Kadir Topbaş, katıldığı bir televizyon programında İstanbul’da artık minibüslerin kaldırılacağını söylemiş. Minibüs esnafının ise mağdur edilmeyeceğini, otobüs hatlarına yönlendirileceğini eklemiş sözlerine.
Yetmişli yılların başlarından itibaren ve o yıllardan öncesinde de, otomobil dolmuşlar olmak üzere, Türk halkı minibüslerle tanıştı. Özellikle İstanbul’da, hızlı, “dolunca kalkan –dolmuş”, pratik işleviyle çok tutuldular.
Belediye otobüslerinin belli saat aralıkları, durmak için duraklara riayet etme kuralları, her istikametten geçmeyişleri, minibüsleri cazip kıldı. Böyle olunca çoğaldılar, bu da şunu getirdi:
Örneğin Necip Fazıl Mahallesinin Sakarya sokağında oturuyorsunuz, oradan otobüs geçmez, yani sokaktan otobüs geçmez, caddeden geçer, ama minibüs geçer. Kıvrımlı yollardan, dar sokaklardan geçer. Hem sayıları çoktur çünkü hem de küçüktürler. Her yerden çıkar, inerler.
Şoförlük ilginç bir meslek.

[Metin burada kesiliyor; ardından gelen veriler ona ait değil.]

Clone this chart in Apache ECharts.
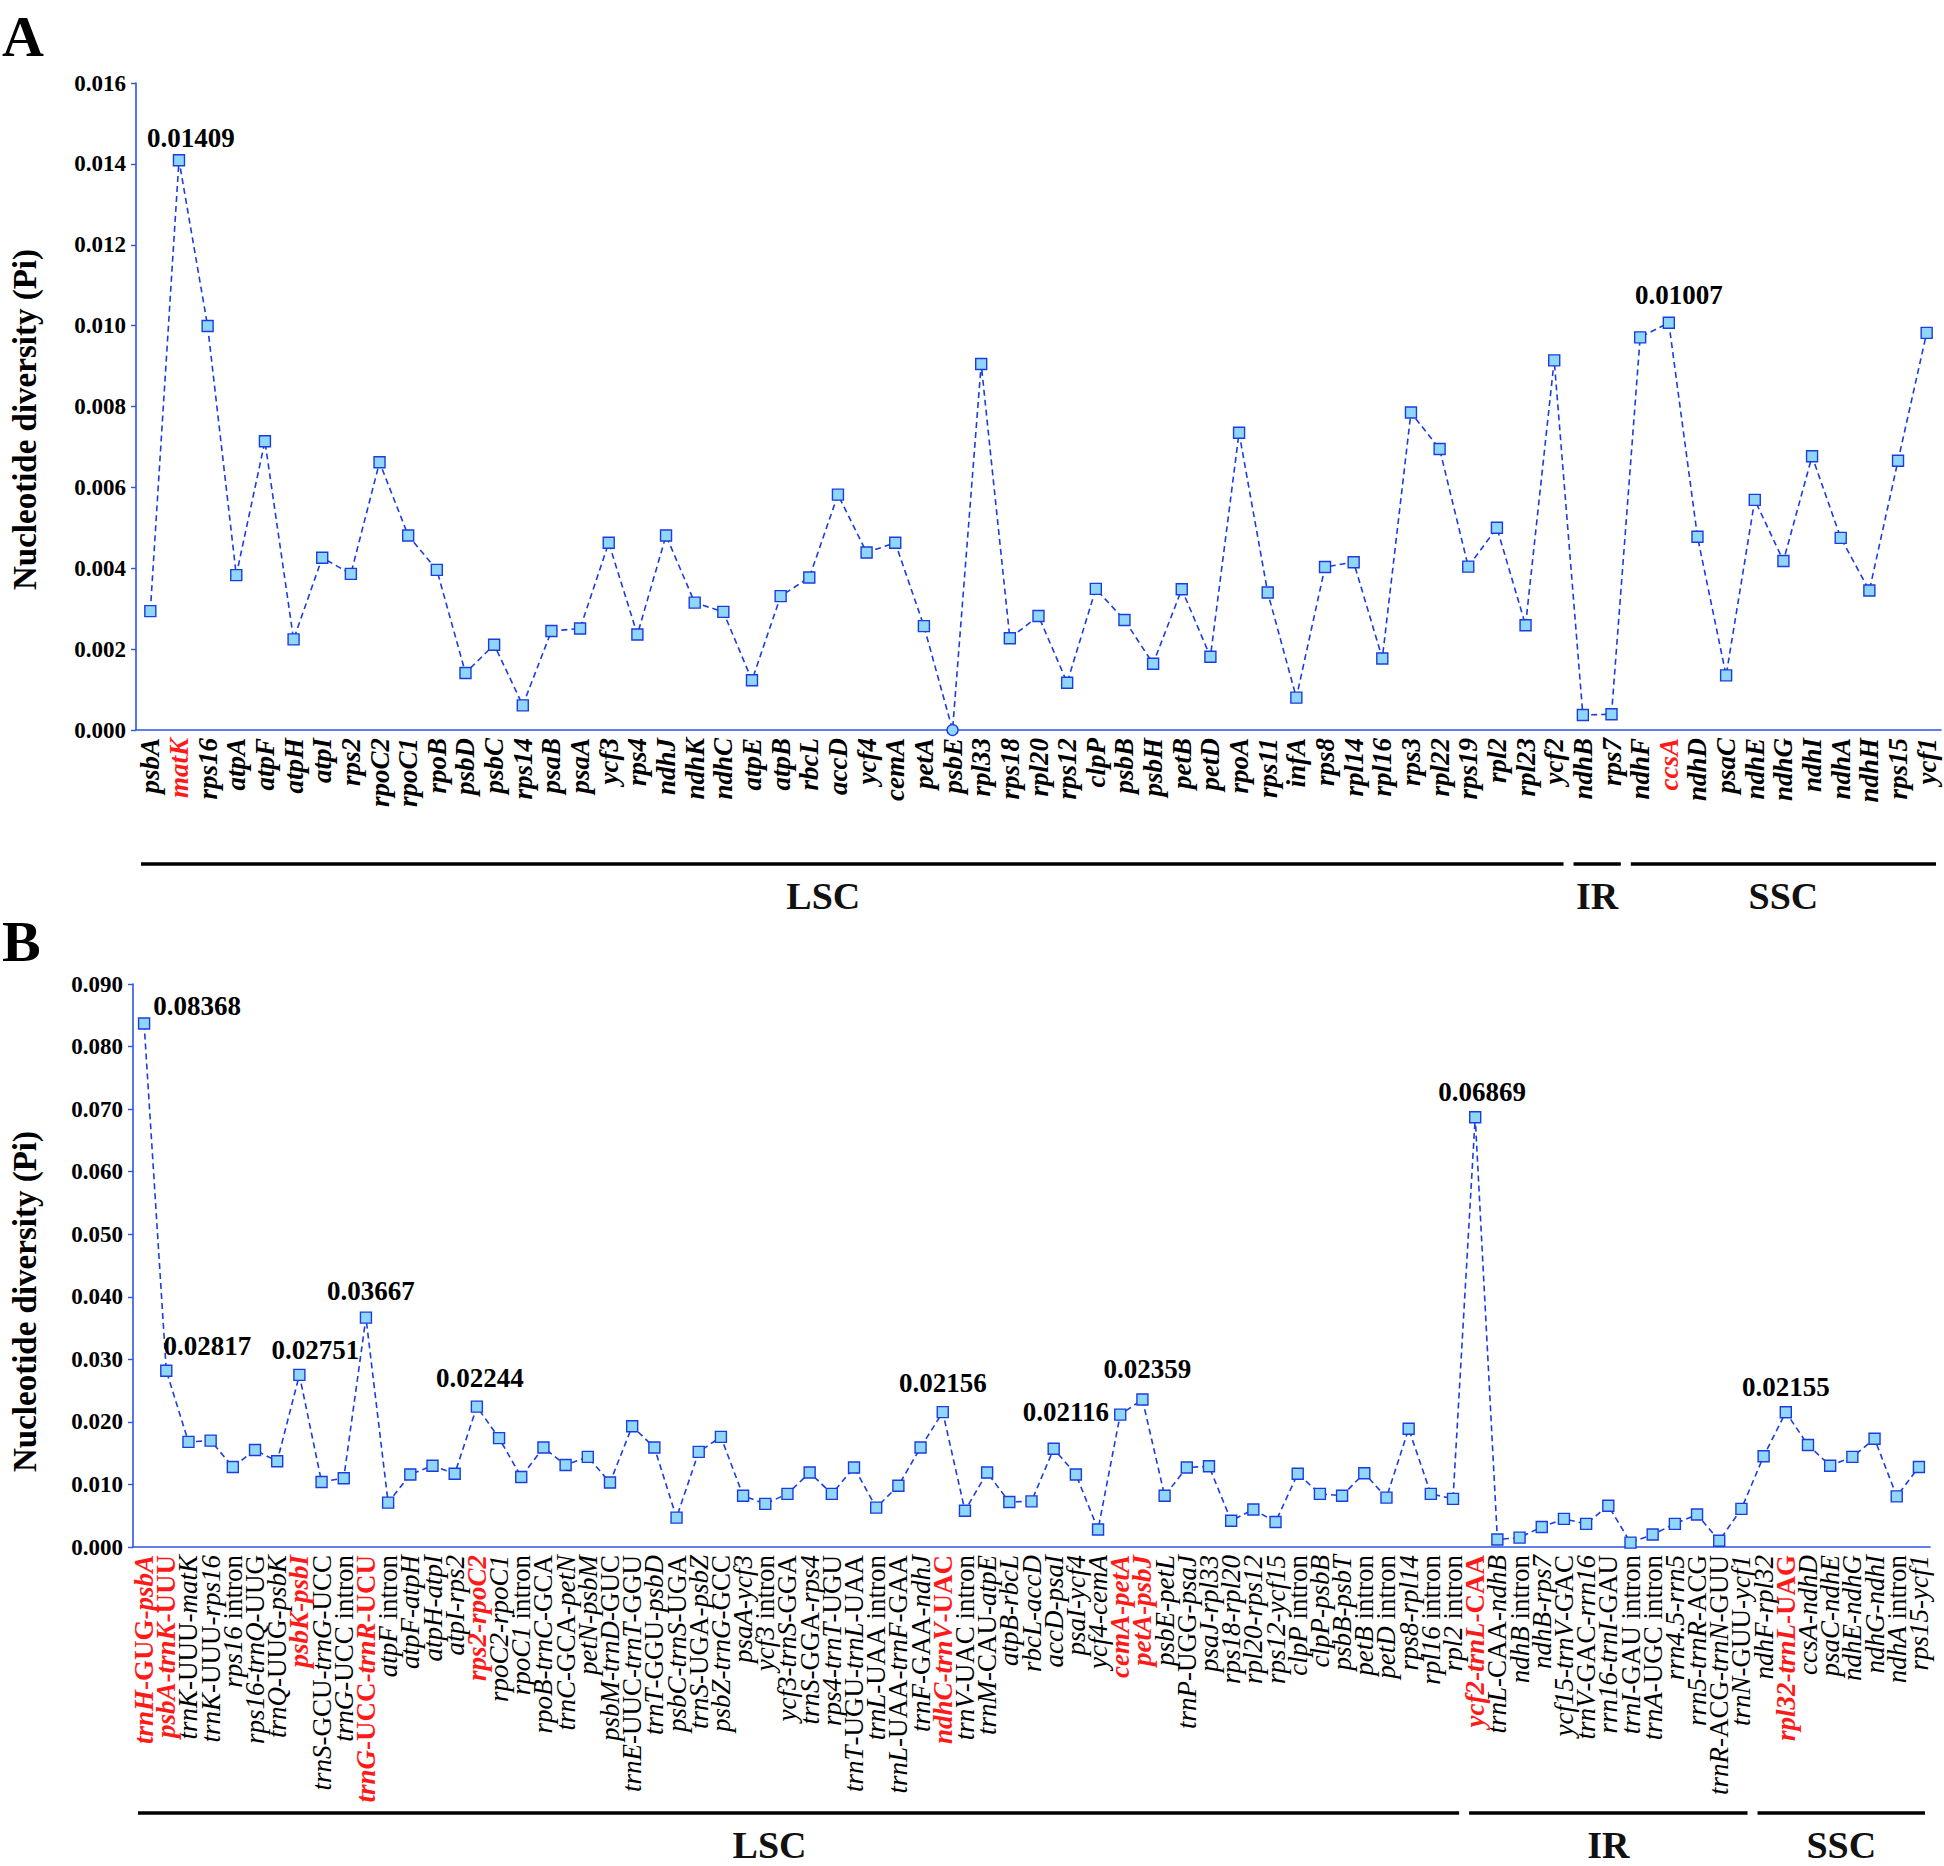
<!DOCTYPE html>
<html><head><meta charset="utf-8">
<script src="https://cdn.jsdelivr.net/npm/echarts/dist/echarts.min.js"></script>
<style>html,body{margin:0;padding:0;background:#fff}#c{width:1944px;height:1866px}</style>
</head><body><div id="c"></div>
<script>
// ---------- DATA ----------
const categoriesA = ['psbA','matK','rps16','atpA','atpF','atpH','atpI','rps2','rpoC2','rpoC1','rpoB','psbD','psbC','rps14','psaB','psaA','ycf3','rps4','ndhJ','ndhK','ndhC','atpE','atpB','rbcL','accD','ycf4','cemA','petA','psbE','rpl33','rps18','rpl20','rps12','clpP','psbB','psbH','petB','petD','rpoA','rps11','infA','rps8','rpl14','rpl16','rps3','rpl22','rps19','rpl2','rpl23','ycf2','ndhB','rps7','ndhF','ccsA','ndhD','psaC','ndhE','ndhG','ndhI','ndhA','ndhH','rps15','ycf1'];
const piA = [0.00294,0.01409,0.00999,0.00383,0.00714,0.00224,0.00426,0.00386,0.00662,0.00481,0.00396,0.00141,0.00211,0.00061,0.00245,0.00251,0.00463,0.00236,0.00481,0.00315,0.00292,0.00123,0.00331,0.00377,0.00582,0.00439,0.00463,0.00257,0.00000,0.00905,0.00227,0.00282,0.00117,0.00349,0.00272,0.00164,0.00348,0.00181,0.00735,0.00340,0.00080,0.00403,0.00415,0.00177,0.00785,0.00695,0.00404,0.00500,0.00259,0.00914,0.00037,0.00039,0.00971,0.01007,0.00478,0.00135,0.00569,0.00418,0.00677,0.00475,0.00345,0.00666,0.00982];
const highlightA = ['matK','ccsA'];
const labeledA = ['matK','ccsA'];
const yTicksA = [0,0.002,0.004,0.006,0.008,0.010,0.012,0.014,0.016];
const regionsA = [['LSC','psbA','ycf2'],['IR','ndhB','rps7'],['SSC','ndhF','ycf1']];

const categoriesB = ['trnH-GUG-psbA','psbA-trnK-UUU','trnK-UUU-matK','trnK-UUU-rps16','rps16 intron','rps16-trnQ-UUG','trnQ-UUG-psbK','psbK-psbI','trnS-GCU-trnG-UCC','trnG-UCC intron','trnG-UCC-trnR-UCU','atpF intron','atpF-atpH','atpH-atpI','atpI-rps2','rps2-rpoC2','rpoC2-rpoC1','rpoC1 intron','rpoB-trnC-GCA','trnC-GCA-petN','petN-psbM','psbM-trnD-GUC','trnE-UUC-trnT-GGU','trnT-GGU-psbD','psbC-trnS-UGA','trnS-UGA-psbZ','psbZ-trnG-GCC','psaA-ycf3','ycf3 intron','ycf3-trnS-GGA','trnS-GGA-rps4','rps4-trnT-UGU','trnT-UGU-trnL-UAA','trnL-UAA intron','trnL-UAA-trnF-GAA','trnF-GAA-ndhJ','ndhC-trnV-UAC','trnV-UAC intron','trnM-CAU-atpE','atpB-rbcL','rbcL-accD','accD-psaI','psaI-ycf4','ycf4-cemA','cemA-petA','petA-psbJ','psbE-petL','trnP-UGG-psaJ','psaJ-rpl33','rps18-rpl20','rpl20-rps12','rps12-ycf15','clpP intron','clpP-psbB','psbB-psbT','petB intron','petD intron','rps8-rpl14','rpl16 intron','rpl2 intron','ycf2-trnL-CAA','trnL-CAA-ndhB','ndhB intron','ndhB-rps7','ycf15-trnV-GAC','trnV-GAC-rrn16','rrn16-trnI-GAU','trnI-GAU intron','trnA-UGC intron','rrn4.5-rrn5','rrn5-trnR-ACG','trnR-ACG-trnN-GUU','trnN-GUU-ycf1','ndhF-rpl32','rpl32-trnL-UAG','ccsA-ndhD','psaC-ndhE','ndhE-ndhG','ndhG-ndhI','ndhA intron','rps15-ycf1'];
const piB = [0.08368,0.02817,0.0168,0.0170,0.0128,0.0155,0.0137,0.02751,0.0104,0.0110,0.03667,0.0071,0.0116,0.0130,0.0117,0.02244,0.0174,0.0112,0.0159,0.0131,0.0144,0.0103,0.0193,0.0159,0.0047,0.0152,0.0176,0.0082,0.0069,0.0085,0.0119,0.0085,0.0127,0.0063,0.0098,0.0159,0.02156,0.0058,0.0119,0.0072,0.0073,0.0157,0.0116,0.0028,0.02116,0.02359,0.0082,0.0127,0.0129,0.0042,0.0060,0.0040,0.0117,0.0085,0.0082,0.0118,0.0079,0.0189,0.0085,0.0077,0.06869,0.0012,0.0015,0.0032,0.0045,0.0037,0.0066,0.0007,0.0020,0.0037,0.0052,0.0010,0.0061,0.0145,0.02155,0.0163,0.0130,0.0144,0.0173,0.0081,0.0128];
const highlightB = ['trnH-GUG-psbA','psbA-trnK-UUU','psbK-psbI','trnG-UCC-trnR-UCU','rps2-rpoC2','ndhC-trnV-UAC','cemA-petA','petA-psbJ','ycf2-trnL-CAA','rpl32-trnL-UAG'];
const labeledB = ['trnH-GUG-psbA','psbA-trnK-UUU','psbK-psbI','trnG-UCC-trnR-UCU','rps2-rpoC2','ndhC-trnV-UAC','cemA-petA','petA-psbJ','ycf2-trnL-CAA','rpl32-trnL-UAG'];
const yTicksB = [0,0.010,0.020,0.030,0.040,0.050,0.060,0.070,0.080,0.090];
const regionsB = [['LSC','trnH-GUG-psbA','rpl2 intron'],['IR','ycf2-trnL-CAA','trnN-GUU-ycf1'],['SSC','ndhF-rpl32','rps15-ycf1']];

const yTitle = 'Nucleotide diversity (Pi)';

// ---------- STYLE ----------
const FONT = '"Liberation Serif","Times New Roman",serif';
const BLUE_AXIS = '#2b55e6';
const BLUE_LINE = '#1a3de0';
const FILL = '#8fd6f8';
const RED = '#ff1a1a';

const labelPlaceA = {
  'matK': {position:'top', offset:[12,2]},
  'ccsA': {position:'top', offset:[10,-3]}
};
const labelPlaceB = {
  'trnH-GUG-psbA': {position:'right', offset:[-2,-18]},
  'psbA-trnK-UUU': {position:'top', offset:[41,0]},
  'psbK-psbI': {position:'top', offset:[16,0]},
  'trnG-UCC-trnR-UCU': {position:'top', offset:[5,-2]},
  'rps2-rpoC2': {position:'top', offset:[3,-4]},
  'ndhC-trnV-UAC': {position:'top', offset:[0,-4]},
  'cemA-petA': {position:'left', offset:[0,-3]},
  'petA-psbJ': {position:'top', offset:[5,-6]},
  'ycf2-trnL-CAA': {position:'top', offset:[7,-1]},
  'rpl32-trnL-UAG': {position:'top', offset:[0,0]}
};
const regionTextShift = {LSC: -29, IR: 0, SSC: 0};

function buildData(cats, vals, labeled, place) {
  return vals.map((v, i) => {
    const d = {value: v};
    if (v === 0) d.symbol = 'circle';
    if (labeled.includes(cats[i])) {
      const p = place[cats[i]] || {position:'top', offset:[0,0]};
      d.label = {show: true, position: p.position, offset: p.offset, distance: 5,
        formatter: (x) => x.value.toFixed(5),
        fontFamily: FONT, fontSize: 27, fontWeight: 'bold', color: '#000'};
    }
    return d;
  });
}

function fmtB(value) {
  const red = highlightB.includes(value);
  return value.split(/([- ])/).filter(s => s !== '').map(p => {
    const roman = /^[ACGU]{3}$/.test(p) || p === 'intron' || p === '-' || p === ' ';
    return '{' + (red ? 'r' : 'k') + (roman ? 'n' : 'i') + '|' + p + '}';
  }).join('');
}

const FS_B = 27;
const richB = {
  ki: {fontFamily: FONT, fontSize: FS_B, fontStyle: 'italic', fontWeight: 'normal', color: '#000'},
  kn: {fontFamily: FONT, fontSize: FS_B, fontStyle: 'normal', fontWeight: 'normal', color: '#000'},
  ri: {fontFamily: FONT, fontSize: FS_B, fontStyle: 'italic', fontWeight: 'bold', color: RED},
  rn: {fontFamily: FONT, fontSize: FS_B, fontStyle: 'normal', fontWeight: 'bold', color: RED}
};

function yAxisCfg(gridIndex, ticks, digits, gap, shiftPad) {
  return {
    type: 'value', gridIndex: gridIndex,
    min: ticks[0], max: ticks[ticks.length - 1], interval: ticks[1] - ticks[0],
    name: yTitle, nameLocation: 'middle', nameGap: gap,
    nameTextStyle: {fontFamily: FONT, fontSize: 33, fontWeight: 'bold', color: '#000', padding: [0, shiftPad, 0, 0]},
    axisLine: {show: true, lineStyle: {color: BLUE_AXIS, width: 1.6}},
    axisTick: {show: true, inside: false, length: 5, lineStyle: {color: BLUE_AXIS, width: 1.4}},
    axisLabel: {formatter: (v) => v.toFixed(digits), fontFamily: FONT, fontSize: 23, fontWeight: 'bold', color: '#000', margin: 10},
    splitLine: {show: false}
  };
}

function seriesCfg(idx, cats, vals, labeled, place) {
  return {
    type: 'line', xAxisIndex: idx, yAxisIndex: idx,
    data: buildData(cats, vals, labeled, place),
    symbol: 'rect', symbolSize: 11, showAllSymbol: true,
    lineStyle: {color: BLUE_LINE, width: 1.6, type: [6, 4]},
    itemStyle: {color: FILL, borderColor: BLUE_LINE, borderWidth: 1.4},
    emphasis: {disabled: true},
    z: 3
  };
}

const chart = echarts.init(document.getElementById('c'), null, {renderer: 'svg'});
chart.setOption({
  animation: false,
  backgroundColor: '#fff',
  grid: [
    {left: 130, top: 83, width: 1811, height: 647},
    {left: 127, top: 984, width: 1803, height: 563}
  ],
  xAxis: [
    {type: 'category', gridIndex: 0, data: categoriesA, boundaryGap: true,
     axisLine: {lineStyle: {color: BLUE_AXIS, width: 1.6}},
     axisTick: {inside: true, length: 6, lineStyle: {color: BLUE_AXIS, width: 1.4}},
     axisLabel: {rotate: 90, interval: 0, margin: 8, fontFamily: FONT, fontSize: 27, fontWeight: 'bold', fontStyle: 'italic',
       color: (v) => highlightA.includes(v) ? RED : '#000'}},
    {type: 'category', gridIndex: 1, data: categoriesB, boundaryGap: true,
     axisLine: {lineStyle: {color: BLUE_AXIS, width: 1.6}},
     axisTick: {inside: true, length: 6, lineStyle: {color: BLUE_AXIS, width: 1.4}},
     axisLabel: {rotate: 90, interval: 0, margin: 8, formatter: fmtB, rich: richB}}
  ],
  yAxis: [yAxisCfg(0, yTicksA, 3, 95, 26), yAxisCfg(1, yTicksB, 3, 92, 72)],
  series: [
    seriesCfg(0, categoriesA, piA, labeledA, labelPlaceA),
    seriesCfg(1, categoriesB, piB, labeledB, labelPlaceB)
  ]
});

// region brackets under the axes, placed via the category axes
function regionGraphics(axisIdx, cats, regions, lineY, textY) {
  const p0 = chart.convertToPixel({xAxisIndex: axisIdx}, cats[0]);
  const p1 = chart.convertToPixel({xAxisIndex: axisIdx}, cats[cats.length - 1]);
  const band = (p1 - p0) / (cats.length - 1);
  const out = [];
  regions.forEach(([name, a, b]) => {
    const x1 = chart.convertToPixel({xAxisIndex: axisIdx}, a) - band / 2 + 5;
    const x2 = chart.convertToPixel({xAxisIndex: axisIdx}, b) + band / 2 - 5;
    out.push({type: 'line', shape: {x1: x1, y1: lineY, x2: x2, y2: lineY}, style: {stroke: '#000', lineWidth: 3.5}});
    out.push({type: 'text', x: (x1 + x2) / 2 + (regionTextShift[name] || 0), y: textY,
      style: {text: name, fontFamily: FONT, fontSize: 38, fontWeight: 'bold', fill: '#111', align: 'center', verticalAlign: 'middle'}});
  });
  return out;
}

const graphics = [
  {type: 'text', x: 2, y: 36, style: {text: 'A', fontFamily: FONT, fontSize: 58, fontWeight: 'bold', fill: '#000', align: 'left', verticalAlign: 'middle'}},
  {type: 'text', x: 2, y: 941, style: {text: 'B', fontFamily: FONT, fontSize: 58, fontWeight: 'bold', fill: '#000', align: 'left', verticalAlign: 'middle'}}
].concat(regionGraphics(0, categoriesA, regionsA, 864, 896))
 .concat(regionGraphics(1, categoriesB, regionsB, 1813, 1845));

chart.setOption({graphic: graphics});
</script>
</body></html>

Yani şöyle ki, ister otobüs şoförü, ister minibüs, taksi şoförü olsun –asla hepsi için değil- sinirli, gergin, oluyorlar. Ne demek istediğimi anlamışsınızdır. Çünkü herkes değişik hadiseler yaşamıştır. Saatlerce trafikte kalmak kolay değil, ama sabretmek zorundalar. Çünkü ekmek paralarını buradan kazanıyorlar.
Örneğin dün, bir emanet almak için bir otobüs firmasının Ataşehir’deki ofisine gitmem gerekiyordu. Bindim servise. Beş dakika sonra Üsküdar’dan Harem’e ulaştık. İndi, muhabbet ediyor oradaki yazıhanede. Bir sigara yakmayı da ihmal etmedi. Benim kaçıracağım otobüs falan olmadığı için rahatım. Ama kadın ağlanıyor. Neredeyse küfürler savuracak adamın yanına gidip.
Az sonra adam geldi, kadın bastı narayı. Cevap: “Hanfendüü, bu ne sinür, bağırma tepemde!” Ardından son ses bir Ankara havası. Buna da ben müdahale ettim, tövbe tövbe çekerek adam yolu bitirdik.
Trafik stresini İstanbul’da araba kullanan herkes iyi bilir. Bazen yarım saatlik yol iki saate çıkar. Hatta daha da fazlası olur çoğunlukla. Sinirler gerilir, en ufak meselelerden tartışmalar hatta kavgalar çıkar. Minibüs şoförlerinde de bu durum kroniktir.
“Aslında bir çaresi yoktur” falan demek istemiyorum. Tabi ki vardır. Sabır! Bunun farklı yoldan bir eğitimi gerekiyor. Artık bunu belediye mi üstlenir kim yapar eder bilmiyorum. Gerçi minibüsler gerçekten de kalkacak gibi gözüküyor, bu süreçten sonra otobüs ve diğer ulaşım araçları, taksi şoförleri için bu eğitim verilebilir.
Yani minibüs şoförlerinin şöyle bir halet-i ruhiyesi var ayrıca: “Bu hat bize ait kardeşim. Bu yolcuların da başka çaresi yok. Onun için nasıl davranmak istersem öyle davranırım, patron benim!”
Bu tip adamlar, bu tip durumlar da işte, hayatın küçük diktatörleri ve diktatörlükleri…
Haksızlığın kaldırılması, vicdanlarımızı rahatlatır. İnşallah bir çözüm bulunur, yani minibüsler kaldırılsa bile bu şoförler mağdur edilmemeli. Ama iyi bir eğitim süreçleri de olmalıdır.